■ AVAILABLE RECORDS:

┌──

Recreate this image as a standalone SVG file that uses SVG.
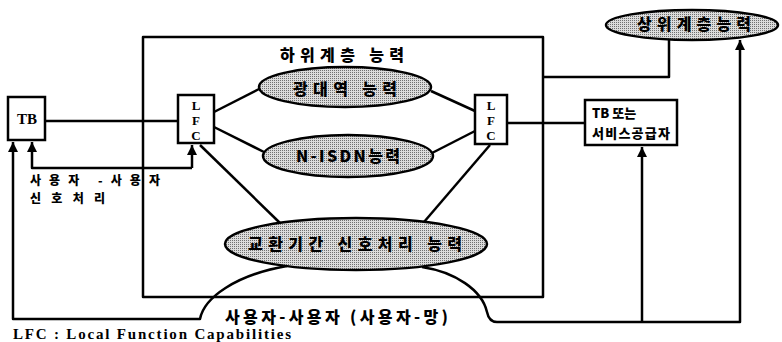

└──
┌──

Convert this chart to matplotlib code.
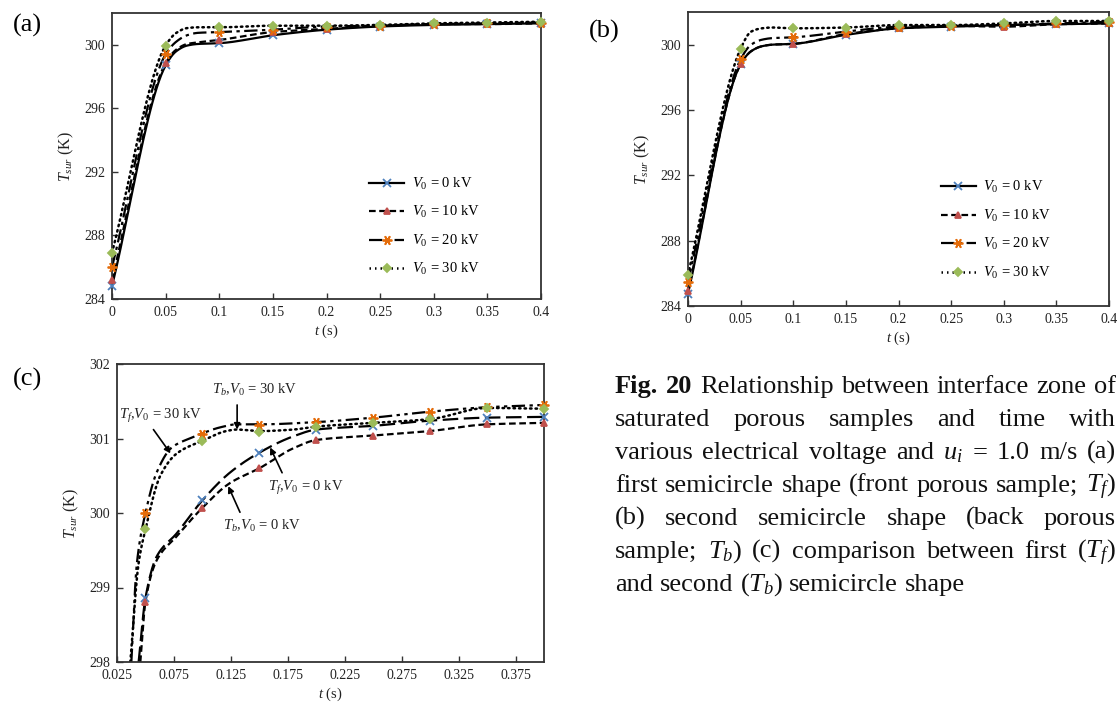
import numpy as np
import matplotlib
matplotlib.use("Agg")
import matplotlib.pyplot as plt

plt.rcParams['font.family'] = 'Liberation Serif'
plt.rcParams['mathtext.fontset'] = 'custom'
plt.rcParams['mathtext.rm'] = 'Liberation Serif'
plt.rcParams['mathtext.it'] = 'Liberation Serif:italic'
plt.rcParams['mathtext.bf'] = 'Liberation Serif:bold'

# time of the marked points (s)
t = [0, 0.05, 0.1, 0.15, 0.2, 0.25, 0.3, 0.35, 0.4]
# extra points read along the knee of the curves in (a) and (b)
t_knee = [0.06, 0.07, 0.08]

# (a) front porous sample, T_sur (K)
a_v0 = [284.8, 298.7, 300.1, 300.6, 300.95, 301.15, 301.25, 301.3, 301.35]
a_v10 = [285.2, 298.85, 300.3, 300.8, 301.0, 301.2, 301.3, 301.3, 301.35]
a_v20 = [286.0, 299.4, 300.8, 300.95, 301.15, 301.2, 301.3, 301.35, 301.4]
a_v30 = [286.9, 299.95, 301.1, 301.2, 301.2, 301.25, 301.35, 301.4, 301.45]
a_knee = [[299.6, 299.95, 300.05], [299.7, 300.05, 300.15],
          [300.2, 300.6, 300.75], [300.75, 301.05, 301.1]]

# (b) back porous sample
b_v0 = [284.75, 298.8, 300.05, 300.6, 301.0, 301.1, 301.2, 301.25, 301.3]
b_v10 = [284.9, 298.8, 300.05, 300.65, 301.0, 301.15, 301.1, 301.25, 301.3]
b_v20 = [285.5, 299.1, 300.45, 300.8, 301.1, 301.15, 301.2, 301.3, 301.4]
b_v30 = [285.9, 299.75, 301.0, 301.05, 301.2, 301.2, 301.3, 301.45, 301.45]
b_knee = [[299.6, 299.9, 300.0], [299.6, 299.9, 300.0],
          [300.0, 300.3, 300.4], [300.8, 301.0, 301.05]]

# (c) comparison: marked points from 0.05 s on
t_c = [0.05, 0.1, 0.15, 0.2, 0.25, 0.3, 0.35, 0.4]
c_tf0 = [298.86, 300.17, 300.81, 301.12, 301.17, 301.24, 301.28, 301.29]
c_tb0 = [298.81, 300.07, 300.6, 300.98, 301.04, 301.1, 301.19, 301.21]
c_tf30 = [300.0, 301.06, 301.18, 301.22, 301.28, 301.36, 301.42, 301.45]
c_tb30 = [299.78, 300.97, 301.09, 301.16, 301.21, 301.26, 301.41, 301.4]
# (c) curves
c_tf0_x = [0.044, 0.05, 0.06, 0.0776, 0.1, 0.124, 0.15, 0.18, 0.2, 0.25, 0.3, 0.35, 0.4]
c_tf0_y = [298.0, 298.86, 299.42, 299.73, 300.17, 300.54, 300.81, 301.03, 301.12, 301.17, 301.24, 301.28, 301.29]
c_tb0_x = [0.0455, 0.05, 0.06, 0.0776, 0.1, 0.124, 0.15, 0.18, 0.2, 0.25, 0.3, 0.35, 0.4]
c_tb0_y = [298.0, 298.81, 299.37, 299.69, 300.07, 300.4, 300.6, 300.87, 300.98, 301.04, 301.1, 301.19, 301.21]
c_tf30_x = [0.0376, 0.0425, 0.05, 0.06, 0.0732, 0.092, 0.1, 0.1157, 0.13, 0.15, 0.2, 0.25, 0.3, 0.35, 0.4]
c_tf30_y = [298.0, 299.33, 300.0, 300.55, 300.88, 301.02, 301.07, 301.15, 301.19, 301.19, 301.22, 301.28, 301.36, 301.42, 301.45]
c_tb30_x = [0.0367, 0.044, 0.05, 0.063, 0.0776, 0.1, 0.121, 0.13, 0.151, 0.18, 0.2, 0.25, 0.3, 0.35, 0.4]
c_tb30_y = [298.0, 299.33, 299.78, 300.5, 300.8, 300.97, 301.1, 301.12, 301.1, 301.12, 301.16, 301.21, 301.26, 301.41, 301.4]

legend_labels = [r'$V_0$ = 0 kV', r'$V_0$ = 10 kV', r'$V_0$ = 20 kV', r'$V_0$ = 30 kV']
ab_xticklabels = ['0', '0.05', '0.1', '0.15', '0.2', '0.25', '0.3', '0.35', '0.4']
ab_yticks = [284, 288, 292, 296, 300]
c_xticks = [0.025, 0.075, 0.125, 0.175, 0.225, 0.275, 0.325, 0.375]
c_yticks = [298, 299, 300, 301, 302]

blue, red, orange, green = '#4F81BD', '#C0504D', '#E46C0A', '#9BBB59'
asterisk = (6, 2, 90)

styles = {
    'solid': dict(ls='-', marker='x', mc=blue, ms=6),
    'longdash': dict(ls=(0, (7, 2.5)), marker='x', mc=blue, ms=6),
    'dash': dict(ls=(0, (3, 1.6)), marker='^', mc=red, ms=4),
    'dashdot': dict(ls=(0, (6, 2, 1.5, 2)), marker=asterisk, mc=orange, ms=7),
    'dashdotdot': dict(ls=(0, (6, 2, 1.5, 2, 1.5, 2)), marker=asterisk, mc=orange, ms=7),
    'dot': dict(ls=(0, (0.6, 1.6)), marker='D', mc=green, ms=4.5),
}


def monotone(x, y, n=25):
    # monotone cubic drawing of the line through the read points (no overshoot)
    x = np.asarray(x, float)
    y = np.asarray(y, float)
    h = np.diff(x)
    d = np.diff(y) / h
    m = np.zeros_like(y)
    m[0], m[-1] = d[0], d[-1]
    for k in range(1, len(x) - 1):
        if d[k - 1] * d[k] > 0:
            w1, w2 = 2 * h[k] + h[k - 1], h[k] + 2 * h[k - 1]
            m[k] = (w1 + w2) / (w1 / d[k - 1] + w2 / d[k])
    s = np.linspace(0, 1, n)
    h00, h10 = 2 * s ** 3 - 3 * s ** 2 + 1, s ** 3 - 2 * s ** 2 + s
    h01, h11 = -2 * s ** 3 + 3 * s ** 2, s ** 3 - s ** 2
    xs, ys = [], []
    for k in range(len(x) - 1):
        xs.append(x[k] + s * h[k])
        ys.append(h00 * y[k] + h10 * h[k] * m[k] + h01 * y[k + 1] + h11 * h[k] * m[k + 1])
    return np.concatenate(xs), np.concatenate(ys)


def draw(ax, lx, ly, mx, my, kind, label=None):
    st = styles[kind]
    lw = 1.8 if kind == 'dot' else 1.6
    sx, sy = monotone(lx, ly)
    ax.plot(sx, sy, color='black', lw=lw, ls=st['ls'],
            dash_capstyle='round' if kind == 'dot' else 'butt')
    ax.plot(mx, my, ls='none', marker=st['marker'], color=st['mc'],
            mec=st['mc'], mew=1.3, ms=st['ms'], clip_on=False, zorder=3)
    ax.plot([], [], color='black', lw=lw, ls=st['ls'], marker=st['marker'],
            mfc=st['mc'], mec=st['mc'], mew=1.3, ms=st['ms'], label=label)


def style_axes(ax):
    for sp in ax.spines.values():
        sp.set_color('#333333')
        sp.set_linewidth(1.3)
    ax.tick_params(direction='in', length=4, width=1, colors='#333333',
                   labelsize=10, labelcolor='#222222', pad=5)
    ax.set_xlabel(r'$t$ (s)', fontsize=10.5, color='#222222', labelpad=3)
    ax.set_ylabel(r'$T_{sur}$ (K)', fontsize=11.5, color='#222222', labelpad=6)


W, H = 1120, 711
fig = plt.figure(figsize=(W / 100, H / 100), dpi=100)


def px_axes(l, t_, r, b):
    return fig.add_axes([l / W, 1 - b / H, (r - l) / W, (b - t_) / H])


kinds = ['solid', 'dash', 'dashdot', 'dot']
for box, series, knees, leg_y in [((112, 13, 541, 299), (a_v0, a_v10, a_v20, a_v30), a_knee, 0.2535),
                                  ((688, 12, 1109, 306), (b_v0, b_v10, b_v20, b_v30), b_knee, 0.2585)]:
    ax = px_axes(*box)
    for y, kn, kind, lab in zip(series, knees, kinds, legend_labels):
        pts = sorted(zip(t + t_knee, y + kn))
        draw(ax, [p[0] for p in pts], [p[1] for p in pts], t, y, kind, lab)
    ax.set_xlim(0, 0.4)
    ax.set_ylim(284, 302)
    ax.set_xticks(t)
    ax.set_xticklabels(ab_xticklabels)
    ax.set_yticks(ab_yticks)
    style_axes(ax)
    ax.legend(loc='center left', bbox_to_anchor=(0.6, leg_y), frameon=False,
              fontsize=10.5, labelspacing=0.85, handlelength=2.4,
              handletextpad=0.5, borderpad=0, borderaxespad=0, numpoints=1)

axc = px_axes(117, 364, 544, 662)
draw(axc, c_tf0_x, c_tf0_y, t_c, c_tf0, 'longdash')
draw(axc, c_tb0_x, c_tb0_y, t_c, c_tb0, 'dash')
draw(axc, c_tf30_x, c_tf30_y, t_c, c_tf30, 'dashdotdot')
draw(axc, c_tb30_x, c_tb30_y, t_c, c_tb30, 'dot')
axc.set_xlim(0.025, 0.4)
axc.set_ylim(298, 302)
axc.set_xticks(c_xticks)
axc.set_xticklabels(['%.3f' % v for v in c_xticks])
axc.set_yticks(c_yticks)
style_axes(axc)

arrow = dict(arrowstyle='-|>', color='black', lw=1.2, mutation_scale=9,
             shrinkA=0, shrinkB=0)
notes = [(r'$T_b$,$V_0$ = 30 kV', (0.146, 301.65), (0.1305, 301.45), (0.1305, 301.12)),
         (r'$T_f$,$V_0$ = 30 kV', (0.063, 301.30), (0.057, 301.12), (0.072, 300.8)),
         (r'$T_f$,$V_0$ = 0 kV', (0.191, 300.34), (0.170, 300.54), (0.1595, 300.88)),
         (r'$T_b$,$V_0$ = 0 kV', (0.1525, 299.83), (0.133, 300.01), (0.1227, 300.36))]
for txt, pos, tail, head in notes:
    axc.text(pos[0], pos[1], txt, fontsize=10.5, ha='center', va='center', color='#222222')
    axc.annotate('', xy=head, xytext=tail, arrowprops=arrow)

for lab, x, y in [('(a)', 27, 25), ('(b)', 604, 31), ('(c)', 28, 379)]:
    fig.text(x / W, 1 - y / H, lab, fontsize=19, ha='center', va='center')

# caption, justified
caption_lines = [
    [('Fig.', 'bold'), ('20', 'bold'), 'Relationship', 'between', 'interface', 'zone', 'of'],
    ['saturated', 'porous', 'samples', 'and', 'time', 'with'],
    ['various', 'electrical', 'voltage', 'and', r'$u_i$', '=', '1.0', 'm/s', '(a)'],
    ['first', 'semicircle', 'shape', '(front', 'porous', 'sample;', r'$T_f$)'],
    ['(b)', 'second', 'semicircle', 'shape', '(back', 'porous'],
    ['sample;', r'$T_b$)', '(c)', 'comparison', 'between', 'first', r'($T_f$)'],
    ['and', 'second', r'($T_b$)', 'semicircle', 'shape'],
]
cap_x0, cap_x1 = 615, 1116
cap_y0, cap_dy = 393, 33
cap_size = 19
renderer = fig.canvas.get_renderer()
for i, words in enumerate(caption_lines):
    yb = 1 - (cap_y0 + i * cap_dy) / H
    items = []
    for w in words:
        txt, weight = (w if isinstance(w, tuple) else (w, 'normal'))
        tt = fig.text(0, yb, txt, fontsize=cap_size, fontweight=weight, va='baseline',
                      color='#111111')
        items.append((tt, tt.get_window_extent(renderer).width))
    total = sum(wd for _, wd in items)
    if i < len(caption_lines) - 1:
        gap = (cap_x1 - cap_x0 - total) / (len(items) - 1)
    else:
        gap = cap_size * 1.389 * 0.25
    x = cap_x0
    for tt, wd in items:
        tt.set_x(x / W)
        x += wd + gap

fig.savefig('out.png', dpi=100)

└──
┌──

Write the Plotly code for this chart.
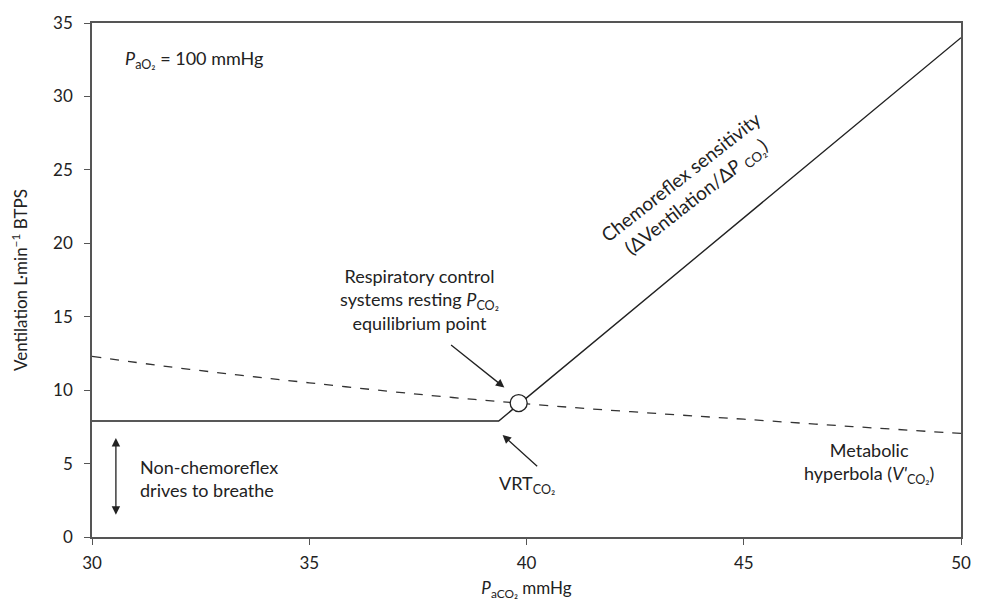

└──

■ AIM: Which lines contain "this"? Copy each of them.

■ SOLUTION BELOW:
Recreate this image as a standalone SVG file that uses SVG.
Convert this chart to matplotlib code.
Write the Plotly code for this chart.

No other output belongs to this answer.